1. ## Likelihood confirmation question

Basic question but

$p(\theta | D) = \frac{p(D|\theta)p(\theta)}{p(D)} = \frac{p(D|\theta)p(\theta)}{\int p(D|\theta)p(\theta)}$

Why is $p(D) = \int p(D|\theta)p(\theta)$? I thought it should be the sum? Wouldn't the integral just be 1?

Thankyou

2. ## Re: Likelihood confirmation question

No. The probability of D occurring overall may be tiny across the entire range of $\theta$. It's an integral when $p(\theta)$ is a probability density function rather than a discrete probability distribution.

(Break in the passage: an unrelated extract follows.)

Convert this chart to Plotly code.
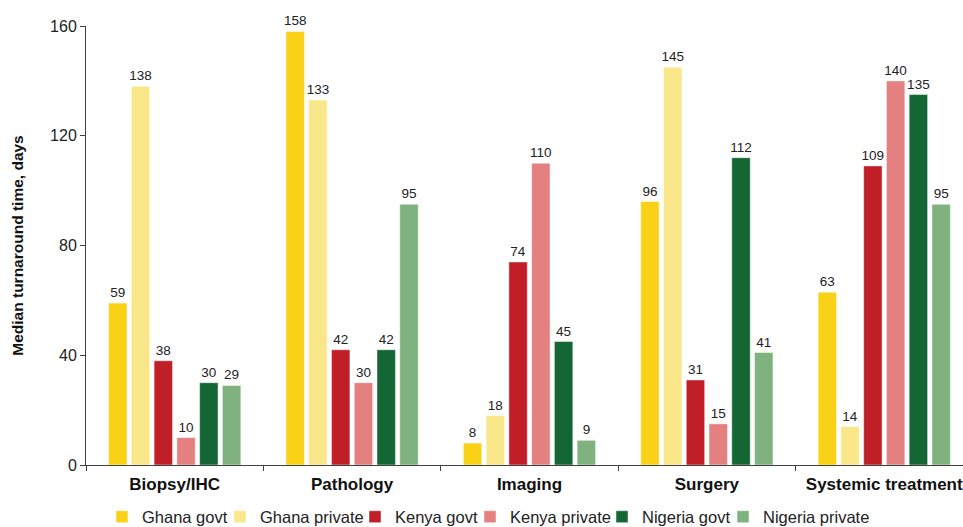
import plotly.graph_objects as go

# Diagnostic / treatment steps along the x axis
categories = ["Biopsy/IHC", "Pathology", "Imaging", "Surgery", "Systemic treatment"]

# Median turnaround time (days) per country and sector
ghana_govt = [59, 158, 8, 96, 63]
ghana_private = [138, 133, 18, 145, 14]
kenya_govt = [38, 42, 74, 31, 109]
kenya_private = [10, 30, 110, 15, 140]
nigeria_govt = [30, 42, 45, 112, 135]
nigeria_private = [29, 95, 9, 41, 95]

series = [
    ("Ghana govt", ghana_govt, "#F9D116"),
    ("Ghana private", ghana_private, "#F9E78A"),
    ("Kenya govt", kenya_govt, "#C01F28"),
    ("Kenya private", kenya_private, "#E48080"),
    ("Nigeria govt", nigeria_govt, "#146634"),
    ("Nigeria private", nigeria_private, "#7FB27F"),
]

# Left edge (px) of each legend entry in the row under the chart
legend_left_px = [102, 220, 355, 470, 602, 723]

W, H = 963, 527
FONT = "Liberation Sans, Arial, sans-serif"

fig = go.Figure()
legend_layout = {}
for i, (name, vals, color) in enumerate(series):
    key = "legend" if i == 0 else f"legend{i + 1}"
    fig.add_trace(go.Bar(
        name=name,
        x=categories,
        y=vals,
        marker=dict(color=color, line=dict(color="rgba(255,255,255,0.6)", width=0.8)),
        text=[str(v) for v in vals],
        textposition="outside",
        constraintext="none",
        textfont=dict(family=FONT, size=13.5, color="#222222"),
        cliponaxis=False,
        legend=key,
    ))
    legend_layout[key] = dict(
        orientation="h",
        xref="container",
        yref="container",
        x=legend_left_px[i] / W,
        xanchor="left",
        y=0.019,
        yanchor="middle",
        bgcolor="rgba(0,0,0,0)",
        font=dict(family=FONT, size=16.5, color="#222222"),
        itemwidth=30,
    )

fig.update_layout(
    width=W,
    height=H,
    barmode="group",
    bargap=0.23,
    bargroupgap=0.19,
    plot_bgcolor="white",
    paper_bgcolor="white",
    font=dict(family=FONT, color="#222222"),
    margin=dict(l=86, r=0, t=26, b=62, autoexpand=False),
    showlegend=True,
    **legend_layout,
)

fig.update_xaxes(
    range=[-0.5, 4.444],
    automargin=False,
    showline=True,
    linecolor="#404040",
    linewidth=1,
    ticks="outside",
    tickson="boundaries",
    ticklen=5,
    tickcolor="#404040",
    ticklabelstandoff=4,
    tickfont=dict(family=FONT, size=17, color="#111111", weight="bold"),
    showgrid=False,
)

fig.update_yaxes(
    range=[0, 160],
    automargin=False,
    tickvals=[0, 40, 80, 120, 160],
    showline=True,
    linecolor="#404040",
    linewidth=1,
    ticks="outside",
    ticklen=5,
    tickcolor="#404040",
    tickfont=dict(family=FONT, size=16, color="#222222"),
    showgrid=False,
    zeroline=False,
    title=dict(
        text="Median turnaround time, days",
        font=dict(family=FONT, size=15.5, color="#111111", weight="bold"),
        standoff=22,
    ),
)

fig.write_html("out.html")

3. ## Re: Likelihood confirmation question

Originally Posted by romsek
No. The probability of D occurring overall may be tiny across the entire range of $\theta$. It's an integral when $p(\theta)$ is a probability density function rather than a discrete probability distribution.
Thankyou! So, it's just because it is a continuous distribution?
It looks similar to marginal likelihood, can I ask how this comes into play?
Thankyou

4. ## Re: Likelihood confirmation question

Originally Posted by AshleyCS
Thankyou! So, it's just because it is a continuous distribution?
It looks similar to marginal likelihood, can I ask how this comes into play?
Thankyou
Yes, because it's a continuous distribution.

If the distribution depended on parameters other than $\theta$ then yes this would be a marginal distribution, but since it doesn't you end up with just a value which is the probability of D occurring at all.